A flurry of global mergers and acquisitions (M&A) could unfold during the remainder of 2017 after a slow start to the year, according to a new report out today.
Clifford Chance’s latest global M&A update said a “wait and see” approach from firms had congested the M&A pipeline with activity down by nearly a quarter by value, for the first half of the year compared to the six months prior. Chinese outbound M&A for the first six months of 2017 was down 42 per cent on the previous six months.
Guy Norman, global head of corporate at Clifford Chance, said many multinationals continue to observe the “regular flow of geopolitical chaos”, while outbound foreign investment restrictions in China had put “a strong brake” on Chinese investment overseas.
Growing government, antitrust and regulatory barriers in many jurisdictions also added further headaches.
Nonetheless, the rest of the year could see significantly more deal activity, driven by firms’ willingness to spend on technologies and innovation to compete.

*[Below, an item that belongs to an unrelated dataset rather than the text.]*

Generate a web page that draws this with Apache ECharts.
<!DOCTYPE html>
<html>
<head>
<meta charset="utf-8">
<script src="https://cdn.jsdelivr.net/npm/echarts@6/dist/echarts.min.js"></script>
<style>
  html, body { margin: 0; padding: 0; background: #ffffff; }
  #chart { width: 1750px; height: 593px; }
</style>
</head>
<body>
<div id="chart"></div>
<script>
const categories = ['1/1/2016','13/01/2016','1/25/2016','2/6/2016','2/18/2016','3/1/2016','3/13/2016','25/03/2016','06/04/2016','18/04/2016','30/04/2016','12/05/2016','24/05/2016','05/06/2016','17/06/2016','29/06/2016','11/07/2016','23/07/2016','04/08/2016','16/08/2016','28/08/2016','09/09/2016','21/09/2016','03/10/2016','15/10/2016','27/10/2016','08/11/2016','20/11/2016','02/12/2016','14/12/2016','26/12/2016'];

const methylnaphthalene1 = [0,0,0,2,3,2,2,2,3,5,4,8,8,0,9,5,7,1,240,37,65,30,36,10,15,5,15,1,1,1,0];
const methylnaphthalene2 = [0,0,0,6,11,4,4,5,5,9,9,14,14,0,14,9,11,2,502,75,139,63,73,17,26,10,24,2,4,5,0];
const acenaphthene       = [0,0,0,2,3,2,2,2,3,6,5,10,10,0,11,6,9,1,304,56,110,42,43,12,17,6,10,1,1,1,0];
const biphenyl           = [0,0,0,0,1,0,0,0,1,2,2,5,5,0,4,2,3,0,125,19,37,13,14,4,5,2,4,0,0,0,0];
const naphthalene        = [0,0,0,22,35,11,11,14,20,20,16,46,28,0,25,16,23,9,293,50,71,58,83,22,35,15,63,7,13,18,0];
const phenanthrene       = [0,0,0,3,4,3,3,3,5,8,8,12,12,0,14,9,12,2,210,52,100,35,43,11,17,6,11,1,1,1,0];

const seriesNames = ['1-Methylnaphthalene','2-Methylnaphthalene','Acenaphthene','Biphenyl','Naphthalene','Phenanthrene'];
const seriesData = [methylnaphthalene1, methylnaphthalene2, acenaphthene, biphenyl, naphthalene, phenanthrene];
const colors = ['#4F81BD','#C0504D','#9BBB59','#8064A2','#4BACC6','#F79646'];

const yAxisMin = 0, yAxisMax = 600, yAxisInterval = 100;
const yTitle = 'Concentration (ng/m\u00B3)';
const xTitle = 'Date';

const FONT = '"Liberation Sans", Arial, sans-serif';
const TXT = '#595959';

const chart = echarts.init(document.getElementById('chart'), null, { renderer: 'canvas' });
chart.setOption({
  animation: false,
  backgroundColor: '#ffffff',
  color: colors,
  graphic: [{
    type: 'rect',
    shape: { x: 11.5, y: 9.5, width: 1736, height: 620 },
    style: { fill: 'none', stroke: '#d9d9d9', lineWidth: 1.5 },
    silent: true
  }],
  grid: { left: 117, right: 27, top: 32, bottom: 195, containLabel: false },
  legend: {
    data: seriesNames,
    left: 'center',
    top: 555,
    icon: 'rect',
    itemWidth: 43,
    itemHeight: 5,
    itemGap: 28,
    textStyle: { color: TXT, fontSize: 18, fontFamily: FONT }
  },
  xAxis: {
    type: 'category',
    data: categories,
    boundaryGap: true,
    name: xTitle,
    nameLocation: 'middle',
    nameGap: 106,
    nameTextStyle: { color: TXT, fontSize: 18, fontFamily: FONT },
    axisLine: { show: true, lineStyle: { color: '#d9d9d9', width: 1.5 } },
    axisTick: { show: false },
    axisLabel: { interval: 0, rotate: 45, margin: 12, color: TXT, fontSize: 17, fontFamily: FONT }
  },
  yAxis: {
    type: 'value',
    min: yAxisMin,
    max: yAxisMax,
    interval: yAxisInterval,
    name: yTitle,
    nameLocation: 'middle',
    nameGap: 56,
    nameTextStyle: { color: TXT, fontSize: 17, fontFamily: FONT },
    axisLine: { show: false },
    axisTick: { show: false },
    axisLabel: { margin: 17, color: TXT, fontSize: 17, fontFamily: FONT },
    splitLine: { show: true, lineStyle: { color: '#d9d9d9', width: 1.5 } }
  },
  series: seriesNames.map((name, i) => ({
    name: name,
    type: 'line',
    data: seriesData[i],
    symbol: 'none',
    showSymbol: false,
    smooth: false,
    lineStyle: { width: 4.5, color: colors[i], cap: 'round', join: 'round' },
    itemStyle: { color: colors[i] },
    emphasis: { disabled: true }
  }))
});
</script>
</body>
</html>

“Shareholder voices and activism are leading to corporate break-ups, sales of non-core assets and new acquisitions,” Norman said. “The low-growth environment continues to drive boards to take action, which is promising for activity levels as we head to the year end.”
A number of cross-border deals have been announced recently, including Vantiv’s Worldpay tie-up and Cheung Kong’s purchase of energy metering firm Ista.

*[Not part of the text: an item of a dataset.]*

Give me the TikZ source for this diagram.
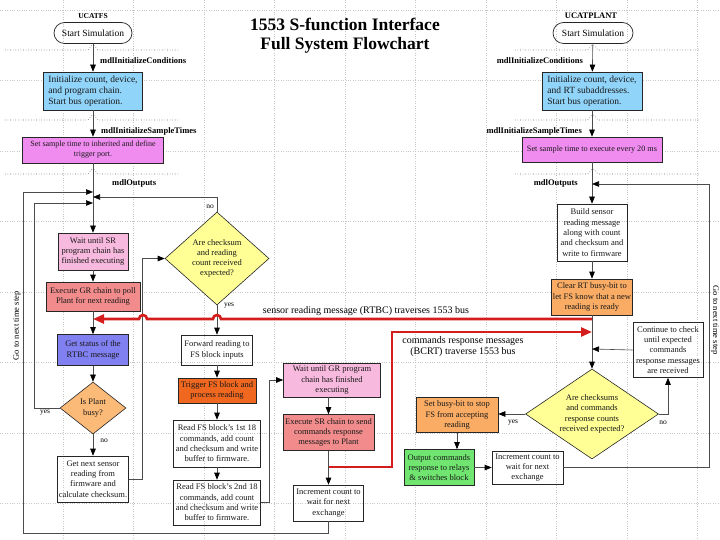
\documentclass[tikz,border=0pt]{standalone}
\usepackage{fontspec}
\setmainfont{Liberation Serif}
\usetikzlibrary{shapes.geometric,arrows.meta,calc}
\definecolor{cblue}{RGB}{145,212,250}
\definecolor{cmag}{RGB}{240,140,240}
\definecolor{cpink}{RGB}{248,185,222}
\definecolor{csalmon}{RGB}{242,140,140}
\definecolor{cperi}{RGB}{128,128,240}
\definecolor{cdia}{RGB}{252,186,120}
\definecolor{cyellow}{RGB}{255,255,150}
\definecolor{cdark}{RGB}{240,104,32}
\definecolor{corange}{RGB}{250,172,100}
\definecolor{cgreen}{RGB}{112,230,112}
\definecolor{cred}{RGB}{212,30,30}
\begin{document}
\begin{tikzpicture}[x=1pt,y=-1pt,
  box/.style={draw=black!85, line width=0.6pt, align=center, inner sep=1pt,
    font=\fontsize{8.5}{10.3}\selectfont, text=black!90},
  sz/.style 2 args={minimum width=#1pt, minimum height=#2pt},
  dia/.style={diamond, draw=black!85, line width=0.6pt, align=center, inner sep=0pt,
    font=\fontsize{8.5}{10.3}\selectfont, text=black!90},
  term/.style={draw=black!85, line width=0.7pt, rounded corners=10.5pt, minimum height=21pt,
    inner sep=0pt, font=\fontsize{9.5}{11}\selectfont},
  arr/.style={draw=black!70, line width=0.6pt, -{Triangle[length=7pt,width=5.5pt,color=black]}},
  conn/.style={draw=black!70, line width=0.6pt},
  bus/.style={draw=cred, line width=2.6pt},
  busarr/.style={bus, -{Triangle[length=11pt,width=9pt,color=cred]}},
  stage/.style={dotted, draw=black!60, line width=0.6pt},
  bggrid/.style={dotted, draw=black!22, line width=0.4pt},
  lbl/.style={font=\bfseries\fontsize{8.5}{10}\selectfont, inner sep=0pt},
  yn/.style={font=\fontsize{7.5}{9}\selectfont, inner sep=0pt},
  side/.style={font=\fontsize{8.5}{10}\selectfont, inner sep=0pt},
  buslbl/.style={font=\fontsize{10}{11}\selectfont, inner sep=0pt, align=center}
]
\useasboundingbox (0,0) rectangle (720,540);
\fill[white] (0,0) rectangle (720,540);
% background grid
\foreach \gx in {63,133.5,204,274.5,345,415.5,486,556.5,627,697.5}
  \draw[bggrid] (\gx,0) -- (\gx,540);
\foreach \gy in {10,80.5,151,221.5,292,362.5,433,503.5}
  \draw[bggrid] (0,\gy) -- (720,\gy);

% title
\node[font=\bfseries\fontsize{17.5}{19}\selectfont, align=center] (title) at (345,36)
  {1553 S-function Interface\\Full System Flowchart};

% stage separators
\foreach \sy in {50,120,174}{
  \draw[stage] (5,\sy) -- (87,\sy) .. controls (90,\sy) and (90,\sy-5) .. (93,\sy-5)
     .. controls (96,\sy-5) and (96,\sy) .. (99,\sy) -- (180,\sy);
  \draw[stage] (515,\sy) -- (587,\sy) .. controls (590,\sy) and (590,\sy-5) .. (593,\sy-5)
     .. controls (596,\sy-5) and (596,\sy) .. (599,\sy) -- (700,\sy);
}

% ---------- left column (UCATFS) ----------
\node[font=\bfseries\fontsize{7.5}{9}\selectfont, inner sep=0pt] (tfs) at (93,16) {UCATFS};
\node[term, minimum width=78pt] (s1) at (93,33) {Start Simulation};
\node[lbl, anchor=west] (lic1) at (100,61) {mdlInitializeConditions};
\node[box, sz={99}{38}, fill=cblue, align=left, font=\fontsize{9.5}{11.2}\selectfont] (b1) at (93,91)
  {Initialize count, device,\\and program chain.\\Start bus operation.};
\node[lbl, anchor=west] (lst1) at (101,131) {mdlInitializeSampleTimes};
\node[box, sz={141}{26}, fill=cmag, font=\fontsize{8}{10}\selectfont] (b2) at (93,150)
  {Set sample time to inherited and define\\trigger port.};
\node[lbl, anchor=west] (lout1) at (112,183) {mdlOutputs};
\node[box, sz={70}{37}, fill=cpink] (wsr) at (93,251.5) {Wait until SR\\program chain has\\finished executing};
\node[box, sz={94}{29}, fill=csalmon] (egr) at (93,296.5) {Execute GR chain to poll\\Plant for next reading};
\node[box, sz={71}{31}, fill=cperi] (gs) at (93,350) {Get status of the\\RTBC message};
\node[dia, minimum width=66pt, minimum height=52pt, shape aspect=1.27, fill=cdia] (ipb) at (93,408) {Is Plant\\busy?};
\node[box, sz={71}{46}] (gn) at (93,479) {Get next sensor\\reading from\\firmware and\\calculate checksum.};
\node[dia, minimum width=104pt, minimum height=93pt, shape aspect=1.12, fill=cyellow] (acr) at (217,258.5)
  {Are checksum\\and reading\\count received\\expected?};
\node[box, sz={71}{30}] (fw) at (217,350) {Forward reading to\\FS block inputs};
\node[box, sz={78}{25}, fill=cdark] (tr) at (217,390.5) {Trigger FS block and\\process reading};
\node[box, sz={87}{47}] (r1) at (217,443.5) {Read FS block's 1st 18\\commands, add count\\and checksum and write\\buffer to firmware.};
\node[box, sz={87}{45}] (r2) at (217,502.5) {Read FS block's 2nd 18\\commands, add count\\and checksum and write\\buffer to firmware.};
\node[box, sz={97}{34}, fill=cpink] (wgr) at (332,380) {Wait until GR program\\chain has finished\\executing};
\node[box, sz={91}{36}, fill=csalmon] (esr) at (328.5,432.5) {Execute SR chain to send\\commands response\\messages to Plant};
\node[box, sz={70}{36}] (inc1) at (328.5,503) {Increment count to\\wait for next\\exchange};

\node[side, rotate=90] (gtl) at (17,326) {Go to next time step};
\node[yn] (ylipb) at (45,413) {yes};
\node[yn] (nlipb) at (104,441) {no};
\node[yn] (nlacr) at (210,207) {no};
\node[yn] (ylacr) at (229,306) {yes};

% ---------- right column (UCATPLANT) ----------
\node[font=\bfseries\fontsize{8.5}{10}\selectfont, inner sep=0pt] (tpl) at (591,16) {UCATPLANT};
\node[term, minimum width=80pt] (s2) at (593,33) {Start Simulation};
\node[lbl, anchor=east] (lic2) at (583,61) {mdlInitializeConditions};
\node[box, sz={100}{38}, fill=cblue, align=left, font=\fontsize{9.5}{11.2}\selectfont] (pb1) at (592,91)
  {Initialize count, device,\\and RT subaddresses.\\Start bus operation.};
\node[lbl, anchor=east] (lst2) at (582,131) {mdlInitializeSampleTimes};
\node[box, sz={140}{25}, fill=cmag, font=\fontsize{8.2}{10}\selectfont] (pb2) at (592,149.5)
  {Set sample time to execute every 20 ms};
\node[lbl, anchor=east] (lout2) at (578,183) {mdlOutputs};
\node[box, sz={70}{57}] (bld) at (592,232.5) {Build sensor\\reading message\\along with count\\and checksum and\\write to firmware};
\node[box, sz={81}{36}, fill=corange] (clr) at (592,297) {Clear RT busy-bit to\\let FS know that a new\\reading is ready};
\node[box, sz={70}{55}] (cont) at (668,350) {Continue to check\\until expected\\commands\\response messages\\are received};
\node[dia, minimum width=133pt, minimum height=90pt, shape aspect=1.48, fill=cyellow] (acc) at (592,414)
  {Are checksums\\and commands\\response counts\\received expected?};
\node[box, sz={82}{35}, fill=corange] (sbb) at (457,415) {Set busy-bit to stop\\FS from accepting\\reading};
\node[box, sz={70}{36}, fill=cgreen] (out) at (439,467.5) {Output commands\\response to relays\\\& switches block};
\node[box, sz={71}{33}] (inc2) at (527.5,467.5) {Increment count to\\wait for next\\exchange};

\node[side, rotate=-90] (gtr) at (715,320) {Go to next time step};
\node[yn] (ylacc) at (513,423) {yes};
\node[yn] (nlacc) at (663,423) {no};

% bus labels
\node[buslbl] (bl1) at (366,311) {sensor reading message (RTBC) traverses 1553 bus};
\node[buslbl] (bl2) at (463,347) {commands response messages\\(BCRT) traverse 1553 bus};

% junction coordinates
\coordinate (m1) at (93,192);
\coordinate (m2) at (93,203);
\coordinate (m3) at (93,197);
\coordinate (m4) at (592,349);
\coordinate (m5) at (592,184);
\coordinate (lo) at (23,533);
\coordinate (ro) at (709,467.5);
\coordinate (rb1s) at (592,319);
\coordinate (rb1e) at (93,319);
\coordinate (rb2s) at (328.5,467);
\coordinate (rb2e) at (592,332);

% ---------- connectors left ----------
\draw[arr] (s1) -- (b1);
\draw[arr] (b1) -- (b2);
\draw[arr] (b2) -- (wsr);
\draw[arr] (wsr) -- (egr);
\draw[arr] (egr) -- (gs);
\draw[arr] (gs) -- (ipb);
\draw[arr] (ipb) -- (gn);
\draw[arr] (ipb.west) -- ++(-25,0) |- (m2);
\draw[arr] (gn.east) -| ($(acr.west)+(-22,0)$) -- (acr.west);
\draw[arr] (acr.north) |- (m3);
\draw[arr] (acr) -- (fw);
\draw[arr] (fw) -- (tr);
\draw[arr] (tr) -- (r1);
\draw[arr] (r1) -- (r2);
\draw[arr] (r2.east) -| ($(wgr.west)+(-14,0)$) -- (wgr.west);
\draw[arr] (wgr.south -| esr.north) -- (esr.north);
\draw[arr] (esr.south) -- (esr.south |- inc1.north);
\draw[arr] (inc1.south) |- (lo) |- (m1);

% ---------- connectors right ----------
\draw[arr] (s2) -- (pb1);
\draw[arr] (pb1) -- (pb2);
\draw[arr] (pb2) -- (bld);
\draw[arr] (bld) -- (clr);
\draw[arr] (clr.south) -- (acc.north);
\draw[arr] (cont.west) -- (m4);
\draw[arr] (acc.east) -| (cont.south);
\draw[arr] (acc.west) -- (acc.west -| sbb.east);
\draw[arr] (sbb.south) -- (sbb.south |- out.north);
\draw[arr] (out.east) -- (inc2.west);
\draw[arr] (inc2.east) -- (ro) |- (m5);

% ---------- 1553 bus ----------
\draw[busarr] (rb1s) -- (221,319) arc[start angle=0, end angle=-180, radius=4]
  -- (147,319) arc[start angle=0, end angle=-180, radius=4] -- (rb1e);
\draw[busarr] (rb2s) -- (392,467) |- (rb2e);
\end{tikzpicture}
\end{document}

The pipeline in China has been strengthening as clarity emerges over regulatory attitude, with Clifford Chance forecasting further China outbound activity in the final months of the year.
Regionally, deal activity in Europe remained healthy for the first half of the year, with Germany continuing to outperform, partly due to strong domestic and inbound activity from the US. In Latin America, Africa and Asia Pacific, deal activity dropped in the first half of the year, while the Middle East recorded strong activity, boosted by rising inbound investment from North America.